>> BEGIN

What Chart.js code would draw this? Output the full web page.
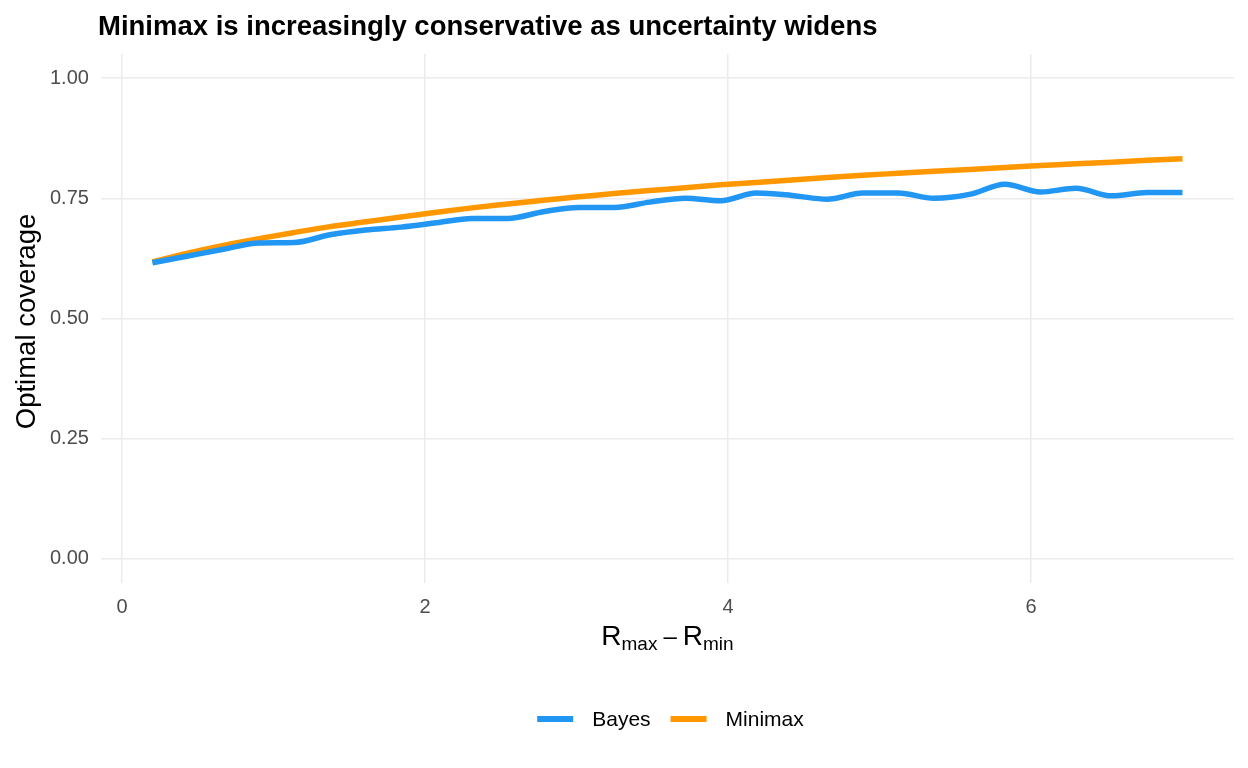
<!DOCTYPE html>
<html>
<head>
<meta charset="utf-8">
<script src="https://cdn.jsdelivr.net/npm/chart.js@4.4.1/dist/chart.umd.min.js"></script>
<style>
  html, body { margin: 0; padding: 0; background: #fff; }
  #wrap { position: relative; width: 1248px; height: 768px; }
</style>
</head>
<body>
<div id="wrap"><canvas id="chart" width="1248" height="768"></canvas></div>
<script>
// range of rewards (x) and optimal coverage per method
const rangeValues = [0.200, 0.434, 0.669, 0.903, 1.138, 1.372, 1.607, 1.841, 2.076, 2.310,
                     2.545, 2.779, 3.014, 3.248, 3.483, 3.717, 3.952, 4.186, 4.421, 4.655,
                     4.890, 5.124, 5.359, 5.593, 5.828, 6.062, 6.297, 6.531, 6.766, 7.000];
const bayesCoverage = [0.616, 0.630, 0.644, 0.657, 0.658, 0.674, 0.684, 0.690, 0.699, 0.708,
                       0.708, 0.722, 0.731, 0.731, 0.742, 0.750, 0.745, 0.761, 0.756, 0.748,
                       0.761, 0.761, 0.750, 0.758, 0.779, 0.763, 0.771, 0.755, 0.762, 0.762];
const minimaxCoverage = [0.618, 0.636, 0.652, 0.666, 0.679, 0.691, 0.701, 0.711, 0.721, 0.730,
                         0.738, 0.746, 0.753, 0.760, 0.766, 0.772, 0.778, 0.783, 0.788, 0.793,
                         0.798, 0.802, 0.806, 0.810, 0.814, 0.818, 0.822, 0.825, 0.829, 0.832];
const xTicks = [0, 2, 4, 6];
const yTicks = [0, 0.25, 0.5, 0.75, 1.0];

const FONT = '"Liberation Sans", Arial, sans-serif';

function toPoints(xs, ys) {
    return xs.map((x, i) => ({ x: x, y: ys[i] }));
}

// title, axis titles (x one has subscripts) and the bottom legend
const textPlugin = {
    id: 'textPlugin',
    afterDraw(chart) {
        const ctx = chart.ctx;
        const area = chart.chartArea;
        const mid = (area.left + area.right) / 2;
        ctx.save();
        ctx.fillStyle = '#000';
        ctx.textBaseline = 'alphabetic';
        ctx.textAlign = 'left';
        ctx.font = 'bold 27.5px ' + FONT;
        ctx.fillText('Minimax is increasingly conservative as uncertainty widens', 98, 35);

        // y title, rotated
        ctx.save();
        ctx.translate(27, (area.top + area.bottom) / 2 + 3);
        ctx.rotate(-Math.PI / 2);
        ctx.textAlign = 'center';
        ctx.textBaseline = 'middle';
        ctx.font = '27.5px ' + FONT;
        ctx.fillText('Optimal coverage', 0, 0);
        ctx.restore();

        // R_max - R_min
        const big = '28px ' + FONT, small = '19px ' + FONT, dash = '24px ' + FONT;
        const parts = [
            { t: 'R', f: big, dy: 0, pad: 0 },
            { t: 'max', f: small, dy: 5, pad: 0 },
            { t: '\u2013', f: dash, dy: -1, pad: 6 },
            { t: 'R', f: big, dy: 0, pad: 0 },
            { t: 'min', f: small, dy: 5, pad: 0 }
        ];
        let total = 0;
        parts.forEach(p => {
            ctx.font = p.f;
            p.w = ctx.measureText(p.t).width + 2 * p.pad;
            total += p.w;
        });
        let x = mid - total / 2;
        parts.forEach(p => {
            ctx.font = p.f;
            ctx.fillText(p.t, x + p.pad, 645 + p.dy);
            x += p.w;
        });

        // legend
        ctx.font = '21px ' + FONT;
        ctx.textBaseline = 'middle';
        const items = chart.data.datasets.map(ds => ({
            label: ds.label, color: ds.borderColor, w: ctx.measureText(ds.label).width
        }));
        const keyW = 36, gapText = 19, gapItem = 20;
        let legW = 0;
        items.forEach((it, i) => { legW += keyW + gapText + it.w + (i ? gapItem : 0); });
        let lx = mid - legW / 2 + 3;
        const ly = 719;
        items.forEach(it => {
            ctx.fillStyle = it.color;
            ctx.fillRect(lx, ly - 3, keyW, 6);
            ctx.fillStyle = '#000';
            ctx.fillText(it.label, lx + keyW + gapText, ly + 1);
            lx += keyW + gapText + it.w + gapItem;
        });
        ctx.restore();
    }
};

const ctx = document.getElementById('chart');
new Chart(ctx, {
    type: 'line',
    data: {
        datasets: [
            {
                label: 'Bayes',
                data: toPoints(rangeValues, bayesCoverage),
                borderColor: '#2196F3',
                backgroundColor: '#2196F3',
                borderWidth: 5.5,
                pointRadius: 0,
                cubicInterpolationMode: 'monotone'
            },
            {
                label: 'Minimax',
                data: toPoints(rangeValues, minimaxCoverage),
                borderColor: '#FF9800',
                backgroundColor: '#FF9800',
                borderWidth: 5.5,
                pointRadius: 0,
                cubicInterpolationMode: 'monotone'
            }
        ]
    },
    options: {
        responsive: false,
        animation: false,
        layout: { padding: { left: 38, right: 14, top: 54, bottom: 137 } },
        plugins: {
            title: { display: false },
            tooltip: { enabled: false },
            legend: { display: false }
        },
        scales: {
            x: {
                type: 'linear',
                min: -0.14,
                max: 7.34,
                afterBuildTicks: axis => { axis.ticks = xTicks.map(v => ({ value: v })); },
                grid: { color: '#ebebeb', lineWidth: 1.5, drawTicks: false },
                border: { display: false },
                ticks: {
                    color: '#4d4d4d',
                    font: { family: FONT, size: 20 },
                    padding: 12,
                    maxRotation: 0
                }
            },
            y: {
                min: -0.05,
                max: 1.05,
                afterBuildTicks: axis => { axis.ticks = yTicks.map(v => ({ value: v })); },
                grid: { color: '#ebebeb', lineWidth: 1.5, drawTicks: false },
                border: { display: false },
                ticks: {
                    color: '#4d4d4d',
                    font: { family: FONT, size: 20 },
                    padding: 12,
                    callback: v => v.toFixed(2)
                }
            }
        }
    },
    plugins: [textPlugin]
});
</script>
</body>
</html>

>> END

## Given request
Transcribe the full listing above exactly, with the images removed.

## Finished task
What Chart.js code would draw this? Output the full web page.
<!DOCTYPE html>
<html>
<head>
<meta charset="utf-8">
<script src="https://cdn.jsdelivr.net/npm/chart.js@4.4.1/dist/chart.umd.min.js"></script>
<style>
  html, body { margin: 0; padding: 0; background: #fff; }
  #wrap { position: relative; width: 1248px; height: 768px; }
</style>
</head>
<body>
<div id="wrap"><canvas id="chart" width="1248" height="768"></canvas></div>
<script>
// range of rewards (x) and optimal coverage per method
const rangeValues = [0.200, 0.434, 0.669, 0.903, 1.138, 1.372, 1.607, 1.841, 2.076, 2.310,
                     2.545, 2.779, 3.014, 3.248, 3.483, 3.717, 3.952, 4.186, 4.421, 4.655,
                     4.890, 5.124, 5.359, 5.593, 5.828, 6.062, 6.297, 6.531, 6.766, 7.000];
const bayesCoverage = [0.616, 0.630, 0.644, 0.657, 0.658, 0.674, 0.684, 0.690, 0.699, 0.708,
                       0.708, 0.722, 0.731, 0.731, 0.742, 0.750, 0.745, 0.761, 0.756, 0.748,
                       0.761, 0.761, 0.750, 0.758, 0.779, 0.763, 0.771, 0.755, 0.762, 0.762];
const minimaxCoverage = [0.618, 0.636, 0.652, 0.666, 0.679, 0.691, 0.701, 0.711, 0.721, 0.730,
                         0.738, 0.746, 0.753, 0.760, 0.766, 0.772, 0.778, 0.783, 0.788, 0.793,
                         0.798, 0.802, 0.806, 0.810, 0.814, 0.818, 0.822, 0.825, 0.829, 0.832];
const xTicks = [0, 2, 4, 6];
const yTicks = [0, 0.25, 0.5, 0.75, 1.0];

const FONT = '"Liberation Sans", Arial, sans-serif';

function toPoints(xs, ys) {
    return xs.map((x, i) => ({ x: x, y: ys[i] }));
}

// title, axis titles (x one has subscripts) and the bottom legend
const textPlugin = {
    id: 'textPlugin',
    afterDraw(chart) {
        const ctx = chart.ctx;
        const area = chart.chartArea;
        const mid = (area.left + area.right) / 2;
        ctx.save();
        ctx.fillStyle = '#000';
        ctx.textBaseline = 'alphabetic';
        ctx.textAlign = 'left';
        ctx.font = 'bold 27.5px ' + FONT;
        ctx.fillText('Minimax is increasingly conservative as uncertainty widens', 98, 35);

        // y title, rotated
        ctx.save();
        ctx.translate(27, (area.top + area.bottom) / 2 + 3);
        ctx.rotate(-Math.PI / 2);
        ctx.textAlign = 'center';
        ctx.textBaseline = 'middle';
        ctx.font = '27.5px ' + FONT;
        ctx.fillText('Optimal coverage', 0, 0);
        ctx.restore();

        // R_max - R_min
        const big = '28px ' + FONT, small = '19px ' + FONT, dash = '24px ' + FONT;
        const parts = [
            { t: 'R', f: big, dy: 0, pad: 0 },
            { t: 'max', f: small, dy: 5, pad: 0 },
            { t: '\u2013', f: dash, dy: -1, pad: 6 },
            { t: 'R', f: big, dy: 0, pad: 0 },
            { t: 'min', f: small, dy: 5, pad: 0 }
        ];
        let total = 0;
        parts.forEach(p => {
            ctx.font = p.f;
            p.w = ctx.measureText(p.t).width + 2 * p.pad;
            total += p.w;
        });
        let x = mid - total / 2;
        parts.forEach(p => {
            ctx.font = p.f;
            ctx.fillText(p.t, x + p.pad, 645 + p.dy);
            x += p.w;
        });

        // legend
        ctx.font = '21px ' + FONT;
        ctx.textBaseline = 'middle';
        const items = chart.data.datasets.map(ds => ({
            label: ds.label, color: ds.borderColor, w: ctx.measureText(ds.label).width
        }));
        const keyW = 36, gapText = 19, gapItem = 20;
        let legW = 0;
        items.forEach((it, i) => { legW += keyW + gapText + it.w + (i ? gapItem : 0); });
        let lx = mid - legW / 2 + 3;
        const ly = 719;
        items.forEach(it => {
            ctx.fillStyle = it.color;
            ctx.fillRect(lx, ly - 3, keyW, 6);
            ctx.fillStyle = '#000';
            ctx.fillText(it.label, lx + keyW + gapText, ly + 1);
            lx += keyW + gapText + it.w + gapItem;
        });
        ctx.restore();
    }
};

const ctx = document.getElementById('chart');
new Chart(ctx, {
    type: 'line',
    data: {
        datasets: [
            {
                label: 'Bayes',
                data: toPoints(rangeValues, bayesCoverage),
                borderColor: '#2196F3',
                backgroundColor: '#2196F3',
                borderWidth: 5.5,
                pointRadius: 0,
                cubicInterpolationMode: 'monotone'
            },
            {
                label: 'Minimax',
                data: toPoints(rangeValues, minimaxCoverage),
                borderColor: '#FF9800',
                backgroundColor: '#FF9800',
                borderWidth: 5.5,
                pointRadius: 0,
                cubicInterpolationMode: 'monotone'
            }
        ]
    },
    options: {
        responsive: false,
        animation: false,
        layout: { padding: { left: 38, right: 14, top: 54, bottom: 137 } },
        plugins: {
            title: { display: false },
            tooltip: { enabled: false },
            legend: { display: false }
        },
        scales: {
            x: {
                type: 'linear',
                min: -0.14,
                max: 7.34,
                afterBuildTicks: axis => { axis.ticks = xTicks.map(v => ({ value: v })); },
                grid: { color: '#ebebeb', lineWidth: 1.5, drawTicks: false },
                border: { display: false },
                ticks: {
                    color: '#4d4d4d',
                    font: { family: FONT, size: 20 },
                    padding: 12,
                    maxRotation: 0
                }
            },
            y: {
                min: -0.05,
                max: 1.05,
                afterBuildTicks: axis => { axis.ticks = yTicks.map(v => ({ value: v })); },
                grid: { color: '#ebebeb', lineWidth: 1.5, drawTicks: false },
                border: { display: false },
                ticks: {
                    color: '#4d4d4d',
                    font: { family: FONT, size: 20 },
                    padding: 12,
                    callback: v => v.toFixed(2)
                }
            }
        }
    },
    plugins: [textPlugin]
});
</script>
</body>
</html>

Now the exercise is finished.